Контрразведка требует развитых навыков допроса. На практике это могло приводить к тому, что злой американский малый с тяжелой рукой и говорящий по-немецки говорил пленному: «Тут у меня ребята, которые хотят тебя шлепнуть. Да мне и самому пристрелить тебя – раз плюнуть, если ты не расскажешь мне, где дислоцирована твоя часть». Это был не столько допрос с пристрастием и мерами физического воздействия, сколько игры ума. На заднем плане всегда маячила угроза расстрела. Иногда прибегали к мягкому варианту допроса. Допрашивающий разыгрывал из себя доброго малого. Он усаживался и вел с пленным разговор, давал ему поесть, расспрашивал, откуда пленный родом, предлагал ему сигарету, но все это было прелюдией к вопросу: «Расскажи мне, что ты знаешь». Сотрудники контрразведки вроде Сэлинджера были обучены находить «слабое звено», самого болтливого парня из группы пленных, и знали, как развязать таким людям язык.


Иб Мелхиор: В соответствии со стандартным порядком действий, сразу же после овладения очередным городом мы приказывали местному населению сдать все фотоаппараты и бинокли. Делалось это для того, чтобы местные жители не могли сделать снимки нашего снаряжения, занятых нами зданий, опознавательных знаков, показывающих различные части, и прочих объектов, которые могли бы оказаться полезными противнику… Фотоаппараты и бинокли собирали в большие урны (обычно ими служили ванны из разбомбленных домов), обливали бензином и сжигали.
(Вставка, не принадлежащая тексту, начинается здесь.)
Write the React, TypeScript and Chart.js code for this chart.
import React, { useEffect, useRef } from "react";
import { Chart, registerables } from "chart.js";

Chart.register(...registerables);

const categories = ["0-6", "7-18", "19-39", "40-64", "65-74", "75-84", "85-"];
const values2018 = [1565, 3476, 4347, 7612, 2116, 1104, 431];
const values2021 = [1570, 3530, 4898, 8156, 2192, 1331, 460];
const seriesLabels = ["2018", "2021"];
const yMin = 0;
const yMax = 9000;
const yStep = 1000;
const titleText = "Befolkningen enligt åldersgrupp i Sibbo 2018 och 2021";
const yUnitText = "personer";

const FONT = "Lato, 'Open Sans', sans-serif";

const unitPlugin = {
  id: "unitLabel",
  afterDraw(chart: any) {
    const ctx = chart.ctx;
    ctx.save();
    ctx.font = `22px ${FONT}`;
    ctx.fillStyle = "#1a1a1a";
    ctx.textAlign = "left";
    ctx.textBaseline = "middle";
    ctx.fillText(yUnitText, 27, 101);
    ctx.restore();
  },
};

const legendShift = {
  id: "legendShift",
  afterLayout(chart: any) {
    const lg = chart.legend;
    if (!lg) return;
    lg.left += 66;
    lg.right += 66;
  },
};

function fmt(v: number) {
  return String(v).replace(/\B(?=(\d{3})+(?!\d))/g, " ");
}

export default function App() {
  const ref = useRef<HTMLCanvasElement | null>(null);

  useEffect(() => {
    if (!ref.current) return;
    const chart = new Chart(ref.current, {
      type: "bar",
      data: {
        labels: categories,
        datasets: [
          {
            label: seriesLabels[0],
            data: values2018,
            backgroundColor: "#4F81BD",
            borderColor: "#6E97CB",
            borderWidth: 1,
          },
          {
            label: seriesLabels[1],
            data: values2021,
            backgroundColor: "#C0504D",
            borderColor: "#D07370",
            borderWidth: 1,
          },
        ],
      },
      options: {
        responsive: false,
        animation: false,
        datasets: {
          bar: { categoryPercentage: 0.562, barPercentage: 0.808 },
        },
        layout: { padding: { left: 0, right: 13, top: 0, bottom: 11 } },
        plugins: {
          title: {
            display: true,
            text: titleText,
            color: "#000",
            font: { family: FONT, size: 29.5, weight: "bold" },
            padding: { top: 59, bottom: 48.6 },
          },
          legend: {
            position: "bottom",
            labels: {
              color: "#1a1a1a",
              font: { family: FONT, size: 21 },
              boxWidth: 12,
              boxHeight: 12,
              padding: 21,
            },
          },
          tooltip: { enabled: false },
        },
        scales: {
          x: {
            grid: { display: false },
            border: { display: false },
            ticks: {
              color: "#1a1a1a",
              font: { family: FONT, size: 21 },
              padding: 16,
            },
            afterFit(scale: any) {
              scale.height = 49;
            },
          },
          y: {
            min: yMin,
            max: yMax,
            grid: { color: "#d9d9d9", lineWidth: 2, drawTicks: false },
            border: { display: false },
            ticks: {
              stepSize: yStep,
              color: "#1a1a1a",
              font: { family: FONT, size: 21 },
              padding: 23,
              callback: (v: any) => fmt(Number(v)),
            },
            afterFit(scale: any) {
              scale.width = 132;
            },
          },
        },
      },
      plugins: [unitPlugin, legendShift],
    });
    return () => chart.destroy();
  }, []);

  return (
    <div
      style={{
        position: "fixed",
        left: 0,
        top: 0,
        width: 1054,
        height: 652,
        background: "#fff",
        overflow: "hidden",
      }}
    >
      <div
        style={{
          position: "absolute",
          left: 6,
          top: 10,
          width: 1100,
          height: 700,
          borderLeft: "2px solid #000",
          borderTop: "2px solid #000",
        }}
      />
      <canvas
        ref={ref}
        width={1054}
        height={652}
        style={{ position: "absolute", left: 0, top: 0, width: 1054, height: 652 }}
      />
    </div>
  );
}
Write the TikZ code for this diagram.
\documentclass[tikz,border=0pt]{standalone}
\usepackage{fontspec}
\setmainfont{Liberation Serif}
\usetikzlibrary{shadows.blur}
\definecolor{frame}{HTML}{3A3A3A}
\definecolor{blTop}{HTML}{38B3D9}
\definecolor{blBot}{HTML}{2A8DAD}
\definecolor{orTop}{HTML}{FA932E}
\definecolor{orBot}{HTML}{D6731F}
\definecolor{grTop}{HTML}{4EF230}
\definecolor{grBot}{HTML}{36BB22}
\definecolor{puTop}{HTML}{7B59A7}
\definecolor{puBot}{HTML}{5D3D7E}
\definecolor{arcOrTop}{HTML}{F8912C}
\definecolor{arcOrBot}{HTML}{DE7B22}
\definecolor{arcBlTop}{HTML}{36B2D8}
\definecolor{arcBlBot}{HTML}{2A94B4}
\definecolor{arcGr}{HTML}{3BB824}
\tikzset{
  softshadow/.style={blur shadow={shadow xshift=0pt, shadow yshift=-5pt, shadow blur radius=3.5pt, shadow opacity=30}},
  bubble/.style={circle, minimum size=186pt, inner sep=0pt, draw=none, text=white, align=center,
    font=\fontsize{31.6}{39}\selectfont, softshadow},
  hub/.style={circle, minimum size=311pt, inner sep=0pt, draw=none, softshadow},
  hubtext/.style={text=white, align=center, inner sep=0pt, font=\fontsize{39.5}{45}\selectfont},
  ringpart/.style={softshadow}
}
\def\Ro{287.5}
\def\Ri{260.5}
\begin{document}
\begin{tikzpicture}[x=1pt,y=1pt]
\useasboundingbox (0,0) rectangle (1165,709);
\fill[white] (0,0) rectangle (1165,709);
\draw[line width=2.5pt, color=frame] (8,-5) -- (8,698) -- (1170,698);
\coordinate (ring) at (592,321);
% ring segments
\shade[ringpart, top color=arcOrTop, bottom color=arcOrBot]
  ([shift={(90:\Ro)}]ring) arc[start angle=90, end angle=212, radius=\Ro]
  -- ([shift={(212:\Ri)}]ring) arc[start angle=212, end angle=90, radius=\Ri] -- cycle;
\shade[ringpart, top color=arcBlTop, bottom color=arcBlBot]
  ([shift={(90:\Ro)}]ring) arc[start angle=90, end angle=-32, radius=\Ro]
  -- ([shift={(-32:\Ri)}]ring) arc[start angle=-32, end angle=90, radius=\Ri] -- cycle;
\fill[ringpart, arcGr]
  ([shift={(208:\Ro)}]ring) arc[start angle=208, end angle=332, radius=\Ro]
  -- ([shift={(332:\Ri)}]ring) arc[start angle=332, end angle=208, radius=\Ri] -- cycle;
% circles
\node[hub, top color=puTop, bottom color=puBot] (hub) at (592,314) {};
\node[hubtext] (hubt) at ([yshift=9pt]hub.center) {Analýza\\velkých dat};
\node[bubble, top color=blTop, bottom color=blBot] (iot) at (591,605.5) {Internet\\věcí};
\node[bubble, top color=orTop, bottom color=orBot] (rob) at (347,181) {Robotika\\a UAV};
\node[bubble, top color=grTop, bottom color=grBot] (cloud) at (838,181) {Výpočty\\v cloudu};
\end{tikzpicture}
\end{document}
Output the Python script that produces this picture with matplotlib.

Мы выбирали место, подходящее для размещения нашего подразделения, в соответствии со стандартной процедурой: здание должно быть неповрежденным и еще занятым немцами. Мы приказывали тем, кто занимал здание, выйти оттуда в течение 15 минут, не вынося из здания ничего, кроме личных принадлежностей, и оставив все в доме – все двери, все столы с ящиками, все гардеробы – открытыми. Как только немцы выходили из здания, его занимали мы. Если занять пустой дом или любое пустое здание, то оно могло оказаться минированным. Любимыми местами установки этих хитрых, убийственных устройств были кровати, унитазы, пустые кресла, печи и портреты Адольфа Гитлера на стене – да-да, именно в таком порядке. Многие американские солдаты подорвались, бросившись на кровать или воспользовавшись удобным сиденьем в туалете, а не сточной канавой на холодной улице, или пытаясь согреться у казавшихся такими уютными печек. Или проявив свое презрение к фюреру срыванием его портретов со стен.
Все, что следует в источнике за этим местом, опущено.